§ Goal: Look through the entries below and extract exactly the lines from the one containing "Write a component" through the one containing "0.13, y: 1.7", ends included.

§ Records to process:
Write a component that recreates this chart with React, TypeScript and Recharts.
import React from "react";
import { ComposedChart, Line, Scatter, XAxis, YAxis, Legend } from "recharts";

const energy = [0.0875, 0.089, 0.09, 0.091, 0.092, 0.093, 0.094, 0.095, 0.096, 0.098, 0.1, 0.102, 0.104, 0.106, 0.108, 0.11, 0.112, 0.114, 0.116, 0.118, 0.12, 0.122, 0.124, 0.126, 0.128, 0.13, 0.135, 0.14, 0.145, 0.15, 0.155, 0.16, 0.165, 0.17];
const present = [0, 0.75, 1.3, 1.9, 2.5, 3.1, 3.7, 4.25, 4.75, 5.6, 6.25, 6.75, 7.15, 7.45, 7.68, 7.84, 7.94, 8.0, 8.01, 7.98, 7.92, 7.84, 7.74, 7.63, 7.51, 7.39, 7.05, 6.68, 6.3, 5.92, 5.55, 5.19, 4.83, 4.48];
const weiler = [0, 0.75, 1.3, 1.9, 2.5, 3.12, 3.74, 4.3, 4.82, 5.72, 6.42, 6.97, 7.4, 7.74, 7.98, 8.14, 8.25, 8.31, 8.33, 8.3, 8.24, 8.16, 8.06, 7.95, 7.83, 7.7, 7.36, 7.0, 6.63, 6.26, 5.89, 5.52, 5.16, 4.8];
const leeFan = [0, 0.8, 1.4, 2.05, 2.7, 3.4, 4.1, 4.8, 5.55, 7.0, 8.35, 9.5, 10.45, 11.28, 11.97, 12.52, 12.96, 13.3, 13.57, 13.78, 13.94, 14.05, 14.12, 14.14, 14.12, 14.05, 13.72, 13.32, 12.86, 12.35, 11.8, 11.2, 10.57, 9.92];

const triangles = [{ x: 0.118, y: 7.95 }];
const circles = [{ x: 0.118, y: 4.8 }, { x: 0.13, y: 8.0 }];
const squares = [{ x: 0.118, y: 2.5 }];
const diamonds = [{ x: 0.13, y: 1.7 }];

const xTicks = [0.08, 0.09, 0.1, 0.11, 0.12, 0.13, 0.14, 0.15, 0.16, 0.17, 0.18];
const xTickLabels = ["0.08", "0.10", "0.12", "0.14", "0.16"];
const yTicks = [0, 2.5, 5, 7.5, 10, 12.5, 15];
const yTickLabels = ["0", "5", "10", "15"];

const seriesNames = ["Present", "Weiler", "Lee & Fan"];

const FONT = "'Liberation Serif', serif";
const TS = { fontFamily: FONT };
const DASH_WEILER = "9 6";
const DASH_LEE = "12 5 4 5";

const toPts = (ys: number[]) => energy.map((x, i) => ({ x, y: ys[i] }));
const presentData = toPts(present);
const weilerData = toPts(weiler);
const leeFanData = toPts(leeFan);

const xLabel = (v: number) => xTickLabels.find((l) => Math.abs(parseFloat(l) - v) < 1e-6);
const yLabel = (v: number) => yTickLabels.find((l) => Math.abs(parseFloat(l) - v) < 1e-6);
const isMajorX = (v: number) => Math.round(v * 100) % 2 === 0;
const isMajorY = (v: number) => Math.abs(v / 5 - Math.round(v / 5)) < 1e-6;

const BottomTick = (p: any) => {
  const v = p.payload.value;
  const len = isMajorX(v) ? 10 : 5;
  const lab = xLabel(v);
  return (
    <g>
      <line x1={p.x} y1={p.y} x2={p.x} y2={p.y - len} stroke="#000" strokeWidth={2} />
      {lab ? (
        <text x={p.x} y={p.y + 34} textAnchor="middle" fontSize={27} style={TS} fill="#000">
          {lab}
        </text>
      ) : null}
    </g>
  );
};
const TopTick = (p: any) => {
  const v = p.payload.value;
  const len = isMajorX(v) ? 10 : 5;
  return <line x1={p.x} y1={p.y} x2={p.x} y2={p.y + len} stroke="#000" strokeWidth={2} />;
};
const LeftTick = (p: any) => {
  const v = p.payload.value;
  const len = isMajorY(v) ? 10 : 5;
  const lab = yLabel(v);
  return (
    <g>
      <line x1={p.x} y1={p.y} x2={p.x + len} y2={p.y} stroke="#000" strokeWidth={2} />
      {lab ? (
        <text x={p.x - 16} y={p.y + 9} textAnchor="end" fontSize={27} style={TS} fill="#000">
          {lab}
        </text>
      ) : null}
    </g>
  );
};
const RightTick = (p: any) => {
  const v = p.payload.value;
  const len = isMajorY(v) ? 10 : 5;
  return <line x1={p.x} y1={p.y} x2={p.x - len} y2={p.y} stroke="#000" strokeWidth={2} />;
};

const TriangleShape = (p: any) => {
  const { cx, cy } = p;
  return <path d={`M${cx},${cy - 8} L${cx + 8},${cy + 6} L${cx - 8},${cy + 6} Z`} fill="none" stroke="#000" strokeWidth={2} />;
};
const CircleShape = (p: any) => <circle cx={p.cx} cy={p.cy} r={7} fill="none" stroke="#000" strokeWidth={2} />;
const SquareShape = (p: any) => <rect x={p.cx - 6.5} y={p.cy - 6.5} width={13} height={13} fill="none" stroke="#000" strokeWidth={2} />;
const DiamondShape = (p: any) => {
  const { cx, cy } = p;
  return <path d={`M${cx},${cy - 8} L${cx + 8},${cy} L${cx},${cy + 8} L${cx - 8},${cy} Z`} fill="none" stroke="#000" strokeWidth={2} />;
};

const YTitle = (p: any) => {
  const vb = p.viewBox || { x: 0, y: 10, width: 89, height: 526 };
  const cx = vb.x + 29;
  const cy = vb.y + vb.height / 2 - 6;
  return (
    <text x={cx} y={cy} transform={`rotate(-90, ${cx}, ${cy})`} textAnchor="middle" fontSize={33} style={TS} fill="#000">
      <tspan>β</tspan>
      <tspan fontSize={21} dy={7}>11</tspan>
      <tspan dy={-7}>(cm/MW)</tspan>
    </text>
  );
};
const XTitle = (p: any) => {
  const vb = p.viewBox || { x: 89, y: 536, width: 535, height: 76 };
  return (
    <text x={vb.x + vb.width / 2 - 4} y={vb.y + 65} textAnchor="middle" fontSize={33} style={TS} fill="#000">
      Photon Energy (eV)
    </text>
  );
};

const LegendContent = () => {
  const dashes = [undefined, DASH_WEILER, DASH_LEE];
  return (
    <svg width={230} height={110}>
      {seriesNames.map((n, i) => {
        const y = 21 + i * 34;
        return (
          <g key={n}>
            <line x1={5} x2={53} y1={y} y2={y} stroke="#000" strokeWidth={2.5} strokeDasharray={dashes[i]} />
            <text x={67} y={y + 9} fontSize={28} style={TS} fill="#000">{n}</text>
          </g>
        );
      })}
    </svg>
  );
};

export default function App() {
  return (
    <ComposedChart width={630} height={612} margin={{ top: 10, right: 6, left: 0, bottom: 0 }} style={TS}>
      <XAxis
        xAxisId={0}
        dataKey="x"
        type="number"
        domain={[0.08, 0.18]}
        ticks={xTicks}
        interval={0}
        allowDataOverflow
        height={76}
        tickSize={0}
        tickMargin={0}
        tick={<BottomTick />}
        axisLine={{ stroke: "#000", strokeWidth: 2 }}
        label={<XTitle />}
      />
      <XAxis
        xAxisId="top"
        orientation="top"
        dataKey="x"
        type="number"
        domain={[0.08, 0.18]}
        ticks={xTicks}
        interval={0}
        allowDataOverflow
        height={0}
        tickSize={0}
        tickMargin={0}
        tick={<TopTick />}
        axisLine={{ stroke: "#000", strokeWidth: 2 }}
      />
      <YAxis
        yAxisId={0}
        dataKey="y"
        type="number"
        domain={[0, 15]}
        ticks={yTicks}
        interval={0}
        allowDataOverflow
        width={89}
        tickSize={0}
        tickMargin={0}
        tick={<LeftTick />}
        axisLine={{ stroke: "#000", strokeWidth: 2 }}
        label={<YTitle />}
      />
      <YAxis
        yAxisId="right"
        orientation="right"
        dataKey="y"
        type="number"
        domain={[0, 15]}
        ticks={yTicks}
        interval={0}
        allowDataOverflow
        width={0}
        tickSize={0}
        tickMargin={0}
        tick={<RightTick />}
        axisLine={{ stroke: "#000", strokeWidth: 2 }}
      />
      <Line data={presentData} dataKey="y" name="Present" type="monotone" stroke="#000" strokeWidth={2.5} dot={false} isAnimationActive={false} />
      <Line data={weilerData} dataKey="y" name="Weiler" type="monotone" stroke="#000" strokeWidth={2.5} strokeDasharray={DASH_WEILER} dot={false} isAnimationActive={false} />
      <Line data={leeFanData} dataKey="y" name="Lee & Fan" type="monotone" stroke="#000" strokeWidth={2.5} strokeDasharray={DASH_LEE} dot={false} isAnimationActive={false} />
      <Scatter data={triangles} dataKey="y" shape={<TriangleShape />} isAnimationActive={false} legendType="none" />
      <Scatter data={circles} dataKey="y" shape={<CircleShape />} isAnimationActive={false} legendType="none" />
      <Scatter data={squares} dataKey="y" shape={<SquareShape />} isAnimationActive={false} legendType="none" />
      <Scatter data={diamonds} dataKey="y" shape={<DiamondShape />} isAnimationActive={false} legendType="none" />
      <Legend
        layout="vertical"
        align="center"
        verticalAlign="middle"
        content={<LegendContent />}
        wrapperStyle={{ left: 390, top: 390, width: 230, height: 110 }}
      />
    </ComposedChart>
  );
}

==

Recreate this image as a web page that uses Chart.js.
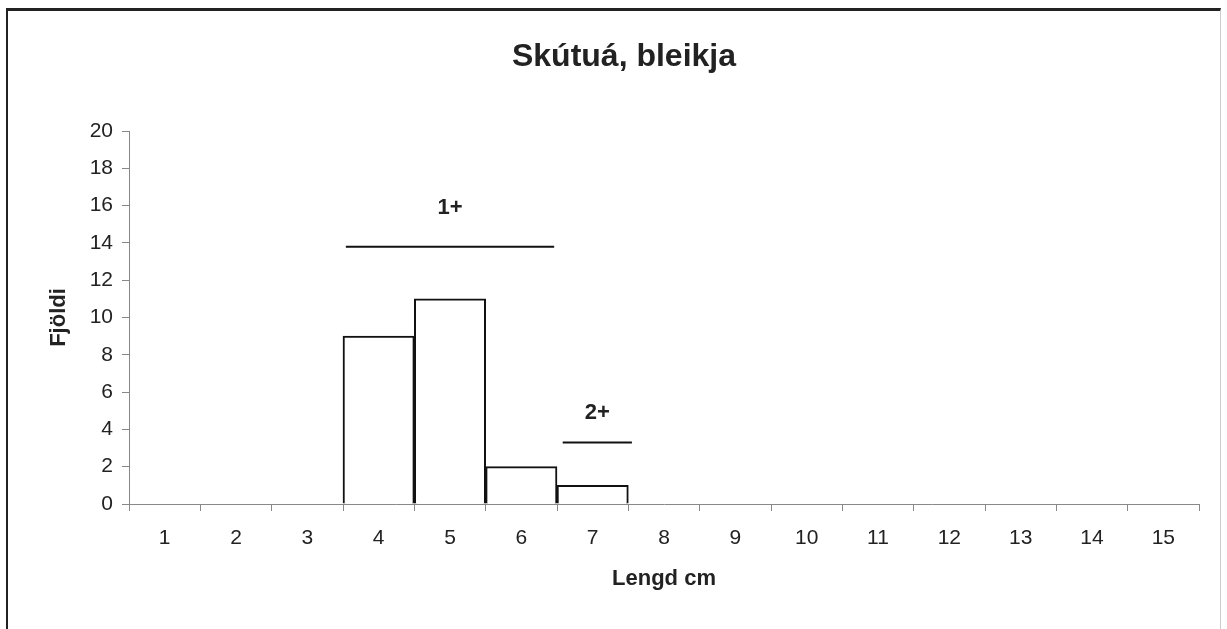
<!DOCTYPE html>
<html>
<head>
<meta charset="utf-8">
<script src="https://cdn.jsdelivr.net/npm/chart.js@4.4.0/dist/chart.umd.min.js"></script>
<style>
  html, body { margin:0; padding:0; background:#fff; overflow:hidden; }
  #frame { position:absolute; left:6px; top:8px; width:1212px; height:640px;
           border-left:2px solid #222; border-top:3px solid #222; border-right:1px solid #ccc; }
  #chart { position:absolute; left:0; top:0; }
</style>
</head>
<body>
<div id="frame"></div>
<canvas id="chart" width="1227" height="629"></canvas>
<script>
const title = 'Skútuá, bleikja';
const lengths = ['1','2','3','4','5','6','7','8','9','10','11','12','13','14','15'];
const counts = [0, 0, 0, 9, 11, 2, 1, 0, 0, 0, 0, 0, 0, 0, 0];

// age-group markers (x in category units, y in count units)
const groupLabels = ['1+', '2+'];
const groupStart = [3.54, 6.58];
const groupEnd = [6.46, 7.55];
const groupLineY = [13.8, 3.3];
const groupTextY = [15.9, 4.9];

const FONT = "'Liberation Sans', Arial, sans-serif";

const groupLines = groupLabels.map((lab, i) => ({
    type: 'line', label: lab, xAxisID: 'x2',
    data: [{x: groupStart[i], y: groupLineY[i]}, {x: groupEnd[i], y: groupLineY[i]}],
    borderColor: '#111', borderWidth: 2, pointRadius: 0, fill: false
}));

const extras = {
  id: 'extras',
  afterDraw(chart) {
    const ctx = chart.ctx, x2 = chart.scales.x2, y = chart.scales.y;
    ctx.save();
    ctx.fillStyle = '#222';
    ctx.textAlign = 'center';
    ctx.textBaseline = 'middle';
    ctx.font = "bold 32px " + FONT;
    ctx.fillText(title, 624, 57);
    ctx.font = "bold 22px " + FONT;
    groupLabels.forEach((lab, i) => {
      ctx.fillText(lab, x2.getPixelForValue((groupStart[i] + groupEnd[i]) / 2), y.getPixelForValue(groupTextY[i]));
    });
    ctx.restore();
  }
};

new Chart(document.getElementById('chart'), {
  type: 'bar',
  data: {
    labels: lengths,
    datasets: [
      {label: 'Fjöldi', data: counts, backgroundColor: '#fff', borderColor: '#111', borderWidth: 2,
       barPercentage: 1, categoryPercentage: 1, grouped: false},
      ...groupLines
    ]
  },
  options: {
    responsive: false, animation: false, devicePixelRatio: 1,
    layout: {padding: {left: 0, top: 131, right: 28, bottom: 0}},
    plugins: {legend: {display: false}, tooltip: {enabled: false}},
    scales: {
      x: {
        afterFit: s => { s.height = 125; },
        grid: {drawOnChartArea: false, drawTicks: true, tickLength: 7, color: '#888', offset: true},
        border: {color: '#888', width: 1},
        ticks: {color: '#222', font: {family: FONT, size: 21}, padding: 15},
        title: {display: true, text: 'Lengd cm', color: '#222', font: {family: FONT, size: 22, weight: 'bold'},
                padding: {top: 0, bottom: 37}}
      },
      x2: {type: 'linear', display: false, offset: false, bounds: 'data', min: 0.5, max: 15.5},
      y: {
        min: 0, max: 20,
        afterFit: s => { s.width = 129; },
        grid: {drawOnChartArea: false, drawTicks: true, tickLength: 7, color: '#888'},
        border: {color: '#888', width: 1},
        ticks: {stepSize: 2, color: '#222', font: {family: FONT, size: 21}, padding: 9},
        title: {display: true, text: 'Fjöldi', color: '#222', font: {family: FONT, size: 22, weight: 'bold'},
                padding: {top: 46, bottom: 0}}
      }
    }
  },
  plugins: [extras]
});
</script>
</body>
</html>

§ Solution:
Write a component that recreates this chart with React, TypeScript and Recharts.
import React from "react";
import { ComposedChart, Line, Scatter, XAxis, YAxis, Legend } from "recharts";

const energy = [0.0875, 0.089, 0.09, 0.091, 0.092, 0.093, 0.094, 0.095, 0.096, 0.098, 0.1, 0.102, 0.104, 0.106, 0.108, 0.11, 0.112, 0.114, 0.116, 0.118, 0.12, 0.122, 0.124, 0.126, 0.128, 0.13, 0.135, 0.14, 0.145, 0.15, 0.155, 0.16, 0.165, 0.17];
const present = [0, 0.75, 1.3, 1.9, 2.5, 3.1, 3.7, 4.25, 4.75, 5.6, 6.25, 6.75, 7.15, 7.45, 7.68, 7.84, 7.94, 8.0, 8.01, 7.98, 7.92, 7.84, 7.74, 7.63, 7.51, 7.39, 7.05, 6.68, 6.3, 5.92, 5.55, 5.19, 4.83, 4.48];
const weiler = [0, 0.75, 1.3, 1.9, 2.5, 3.12, 3.74, 4.3, 4.82, 5.72, 6.42, 6.97, 7.4, 7.74, 7.98, 8.14, 8.25, 8.31, 8.33, 8.3, 8.24, 8.16, 8.06, 7.95, 7.83, 7.7, 7.36, 7.0, 6.63, 6.26, 5.89, 5.52, 5.16, 4.8];
const leeFan = [0, 0.8, 1.4, 2.05, 2.7, 3.4, 4.1, 4.8, 5.55, 7.0, 8.35, 9.5, 10.45, 11.28, 11.97, 12.52, 12.96, 13.3, 13.57, 13.78, 13.94, 14.05, 14.12, 14.14, 14.12, 14.05, 13.72, 13.32, 12.86, 12.35, 11.8, 11.2, 10.57, 9.92];

const triangles = [{ x: 0.118, y: 7.95 }];
const circles = [{ x: 0.118, y: 4.8 }, { x: 0.13, y: 8.0 }];
const squares = [{ x: 0.118, y: 2.5 }];
const diamonds = [{ x: 0.13, y: 1.7 }];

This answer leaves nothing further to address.